Added to his pursuits in playing and composing piping music, since his late teens Dave has been an accomplished guitar player. In his 20s and 30s he was active as a folk music singer-songwriter. After a long hiatus, last year he started composing folk music again using people and places he has met and seen as his inspiration.

Among Dave’s guitar gigs are farmer’s markets, including the Northside, Loveland and Hyde Park Farmer’s Markets (this summer he plans on a regular schedule of four to five slots here). He is well-known to the Queen City Balladeers, a long-lived folk music group in Cincinnati, and occasionally performs at QCB’s Leo Coffeehouse in Norwood on Sunday nights. “Dave is truly a Renaissance man, and all around nice guy,” says Janice Alvarado, a long time Queen City Balladeers member. “His songs are heartfelt with his beautiful clear, melodic voice. I'm even beginning to like the bagpipes!”

He has also performed at open mic nights around the Cincinnati area, including Lydia’s on Ludlow in Clifton, and the Franklin Tavern in Franklin, Ohio.

Dave has lived in Hyde Park for four years (this is his second time around in the United States). In the past he has been a denizen of England, South Africa, Thailand, Ireland and Scotland - his globetrotting due to Michele’s profession in I.T. at P&G for the last 28 years. “They call us ‘economic refugees,’” Dave adds. 
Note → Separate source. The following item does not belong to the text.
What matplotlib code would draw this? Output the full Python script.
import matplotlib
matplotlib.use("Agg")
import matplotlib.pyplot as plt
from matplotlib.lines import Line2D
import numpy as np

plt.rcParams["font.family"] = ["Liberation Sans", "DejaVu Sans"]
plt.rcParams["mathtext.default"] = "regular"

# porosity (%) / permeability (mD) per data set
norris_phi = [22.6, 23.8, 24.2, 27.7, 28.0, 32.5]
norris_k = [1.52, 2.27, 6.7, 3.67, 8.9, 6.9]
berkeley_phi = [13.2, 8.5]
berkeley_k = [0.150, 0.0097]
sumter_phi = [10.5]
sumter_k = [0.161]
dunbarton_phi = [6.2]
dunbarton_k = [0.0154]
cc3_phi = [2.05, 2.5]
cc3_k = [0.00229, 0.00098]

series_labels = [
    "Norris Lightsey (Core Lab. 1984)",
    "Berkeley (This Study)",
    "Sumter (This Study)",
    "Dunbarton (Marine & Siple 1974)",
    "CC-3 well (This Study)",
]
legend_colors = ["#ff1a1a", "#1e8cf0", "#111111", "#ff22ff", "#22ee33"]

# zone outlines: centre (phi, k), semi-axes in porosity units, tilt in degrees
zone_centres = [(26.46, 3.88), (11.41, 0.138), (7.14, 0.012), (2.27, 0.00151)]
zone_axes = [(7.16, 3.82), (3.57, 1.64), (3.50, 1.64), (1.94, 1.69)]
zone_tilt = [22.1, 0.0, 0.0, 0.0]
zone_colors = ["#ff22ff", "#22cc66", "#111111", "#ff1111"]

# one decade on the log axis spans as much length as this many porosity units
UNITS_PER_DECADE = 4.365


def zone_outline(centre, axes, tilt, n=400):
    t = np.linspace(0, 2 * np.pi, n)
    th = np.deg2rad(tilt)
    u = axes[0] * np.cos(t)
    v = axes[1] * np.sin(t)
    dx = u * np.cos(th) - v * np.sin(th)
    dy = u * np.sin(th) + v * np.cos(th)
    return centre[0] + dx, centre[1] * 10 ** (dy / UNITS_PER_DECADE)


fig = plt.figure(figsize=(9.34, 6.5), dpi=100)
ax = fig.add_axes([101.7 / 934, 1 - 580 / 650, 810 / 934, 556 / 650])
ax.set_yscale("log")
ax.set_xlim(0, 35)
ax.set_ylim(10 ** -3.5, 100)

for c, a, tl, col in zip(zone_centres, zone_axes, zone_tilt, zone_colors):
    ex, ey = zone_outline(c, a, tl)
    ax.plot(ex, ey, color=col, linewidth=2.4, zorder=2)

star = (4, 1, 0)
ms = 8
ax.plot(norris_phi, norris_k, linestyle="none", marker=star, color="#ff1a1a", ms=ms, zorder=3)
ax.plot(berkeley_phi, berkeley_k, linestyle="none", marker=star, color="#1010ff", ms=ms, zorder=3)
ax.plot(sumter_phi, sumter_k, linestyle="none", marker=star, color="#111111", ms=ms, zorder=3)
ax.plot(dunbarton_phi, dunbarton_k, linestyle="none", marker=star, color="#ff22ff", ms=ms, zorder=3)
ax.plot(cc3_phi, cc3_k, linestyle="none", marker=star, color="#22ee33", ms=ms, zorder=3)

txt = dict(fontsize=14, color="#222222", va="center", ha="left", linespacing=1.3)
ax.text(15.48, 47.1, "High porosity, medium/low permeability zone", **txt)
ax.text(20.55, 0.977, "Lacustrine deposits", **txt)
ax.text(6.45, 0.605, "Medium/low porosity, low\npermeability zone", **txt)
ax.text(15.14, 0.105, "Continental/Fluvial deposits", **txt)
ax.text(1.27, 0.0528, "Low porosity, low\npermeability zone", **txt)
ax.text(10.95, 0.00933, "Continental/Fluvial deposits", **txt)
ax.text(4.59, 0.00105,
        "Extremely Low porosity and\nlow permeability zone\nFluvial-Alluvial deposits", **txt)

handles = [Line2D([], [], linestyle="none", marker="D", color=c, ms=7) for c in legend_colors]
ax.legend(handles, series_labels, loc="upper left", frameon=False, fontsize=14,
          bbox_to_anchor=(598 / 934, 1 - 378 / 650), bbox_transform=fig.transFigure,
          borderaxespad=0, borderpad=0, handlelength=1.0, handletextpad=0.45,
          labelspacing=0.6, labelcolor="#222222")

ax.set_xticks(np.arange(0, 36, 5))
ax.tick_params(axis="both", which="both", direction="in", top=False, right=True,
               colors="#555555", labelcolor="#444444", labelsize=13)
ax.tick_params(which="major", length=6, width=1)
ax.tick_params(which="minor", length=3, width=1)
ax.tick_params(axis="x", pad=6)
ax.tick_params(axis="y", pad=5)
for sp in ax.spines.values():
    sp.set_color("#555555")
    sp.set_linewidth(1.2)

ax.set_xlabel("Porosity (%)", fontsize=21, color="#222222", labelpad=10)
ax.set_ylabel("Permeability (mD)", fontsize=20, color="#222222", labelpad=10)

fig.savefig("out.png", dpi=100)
When Dave isn’t piping or strumming, he’s accompanying his 15-year old daughter Iona on her walk to and from The Summit Country Day School. Iona is a black belt martial artist, an accomplished pianist and a possible future ukulele aficionado.

In many ways, Dave comments, living in the United States is similar to living in South Africa, with such common bonds as an outdoor lifestyle, farmer’s markets, barbecuing and sports madness (though in South Africa it’s cricket and rugby instead of baseball and football). 
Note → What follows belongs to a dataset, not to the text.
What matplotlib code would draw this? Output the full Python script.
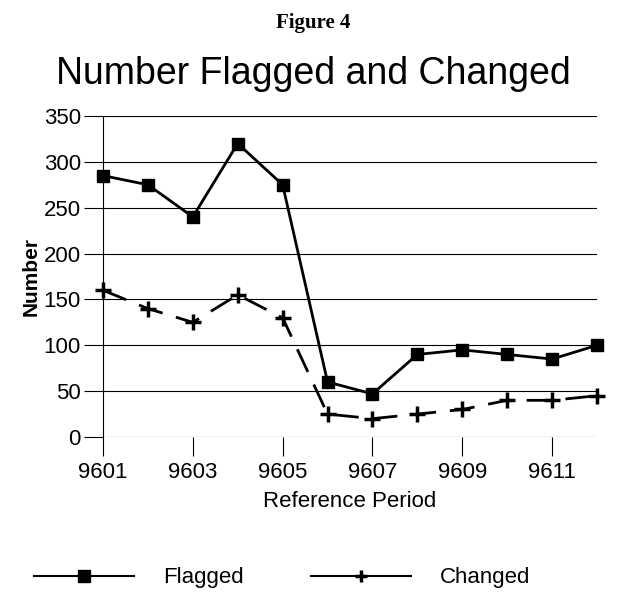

Michele and Dave also relish celebrating typical Scottish traditions such as Burns Night held near the January 25th birthday of Scottish poet Robert Burns, as well as St. Andrew Night, the feast day of Scotland’s patron saint, in late November. Dave’s guests share in such home-prepared Scottish delicacies as haggis and cock a leekie soup.
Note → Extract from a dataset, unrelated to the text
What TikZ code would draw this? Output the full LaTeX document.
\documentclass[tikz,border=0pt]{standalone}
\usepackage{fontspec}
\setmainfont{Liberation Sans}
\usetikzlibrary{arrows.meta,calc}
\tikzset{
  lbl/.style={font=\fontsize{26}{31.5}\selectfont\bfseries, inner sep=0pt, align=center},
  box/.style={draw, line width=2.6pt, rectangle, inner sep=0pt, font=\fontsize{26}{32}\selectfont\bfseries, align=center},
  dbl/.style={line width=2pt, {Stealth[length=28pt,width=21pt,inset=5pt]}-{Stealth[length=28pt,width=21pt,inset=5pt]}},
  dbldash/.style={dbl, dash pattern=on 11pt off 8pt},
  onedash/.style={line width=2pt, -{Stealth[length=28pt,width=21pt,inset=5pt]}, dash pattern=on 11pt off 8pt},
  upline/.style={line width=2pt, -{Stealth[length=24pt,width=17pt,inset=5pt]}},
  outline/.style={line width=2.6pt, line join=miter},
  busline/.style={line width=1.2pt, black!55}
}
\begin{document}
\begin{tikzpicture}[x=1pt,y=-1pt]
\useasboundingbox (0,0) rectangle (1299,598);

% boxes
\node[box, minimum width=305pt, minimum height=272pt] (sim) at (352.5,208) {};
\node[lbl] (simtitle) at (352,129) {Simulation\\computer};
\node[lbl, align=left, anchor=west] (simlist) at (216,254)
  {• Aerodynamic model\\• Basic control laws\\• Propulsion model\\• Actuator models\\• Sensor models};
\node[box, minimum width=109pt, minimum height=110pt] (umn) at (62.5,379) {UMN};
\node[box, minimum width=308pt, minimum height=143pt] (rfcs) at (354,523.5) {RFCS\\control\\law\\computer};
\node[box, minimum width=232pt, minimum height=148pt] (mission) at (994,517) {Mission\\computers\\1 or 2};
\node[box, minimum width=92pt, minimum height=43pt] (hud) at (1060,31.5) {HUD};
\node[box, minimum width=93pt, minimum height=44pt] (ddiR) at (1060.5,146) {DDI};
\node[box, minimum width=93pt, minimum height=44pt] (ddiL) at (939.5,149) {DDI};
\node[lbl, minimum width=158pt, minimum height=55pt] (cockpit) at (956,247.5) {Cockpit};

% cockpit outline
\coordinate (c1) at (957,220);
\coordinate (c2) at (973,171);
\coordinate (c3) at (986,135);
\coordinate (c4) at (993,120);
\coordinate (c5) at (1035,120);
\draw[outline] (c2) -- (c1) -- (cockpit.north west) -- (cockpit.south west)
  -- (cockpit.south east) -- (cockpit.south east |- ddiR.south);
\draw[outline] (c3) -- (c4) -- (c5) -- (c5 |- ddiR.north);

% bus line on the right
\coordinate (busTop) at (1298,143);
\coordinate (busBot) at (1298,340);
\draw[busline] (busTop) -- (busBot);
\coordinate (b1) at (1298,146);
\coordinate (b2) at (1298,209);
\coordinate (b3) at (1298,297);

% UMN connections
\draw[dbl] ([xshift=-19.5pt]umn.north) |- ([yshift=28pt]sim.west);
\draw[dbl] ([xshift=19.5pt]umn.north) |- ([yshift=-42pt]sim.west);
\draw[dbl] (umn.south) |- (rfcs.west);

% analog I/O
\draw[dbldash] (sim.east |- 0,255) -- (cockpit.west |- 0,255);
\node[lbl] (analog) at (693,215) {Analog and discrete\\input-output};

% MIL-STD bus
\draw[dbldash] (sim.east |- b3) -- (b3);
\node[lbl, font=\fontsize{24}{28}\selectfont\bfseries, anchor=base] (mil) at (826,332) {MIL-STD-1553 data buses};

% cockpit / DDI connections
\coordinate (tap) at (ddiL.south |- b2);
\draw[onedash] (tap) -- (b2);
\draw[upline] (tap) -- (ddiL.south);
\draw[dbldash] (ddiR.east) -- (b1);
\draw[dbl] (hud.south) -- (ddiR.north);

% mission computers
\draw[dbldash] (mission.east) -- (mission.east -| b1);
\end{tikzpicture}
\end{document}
Dave has a ritual of practicing on the bagpipes for one to two hours a day. Pipe music has to be memorized, he explains, with a typical repertoire consisting of around 40 tunes. He has also been known to get the pipes out and play a few tunes at public gatherings. “Bagpipes are a very ‘in your face’ kind of instrument, loud and brash,” he notes. Bagpipes are customarily played at special events like funerals, weddings and Scottish or Irish celebrations like St. Paddy’s Day, Burns Night and St. Andrew’s.

He gingerly offers advice for those wanting to learn to play the bagpipes. “Learn your basics to get the movements right,” he urges. “Master the rudiments in order to play the pipes properly. You have no volume control, and you can’t stop and start as with other instruments. Rudiments are how we add expression to our music.”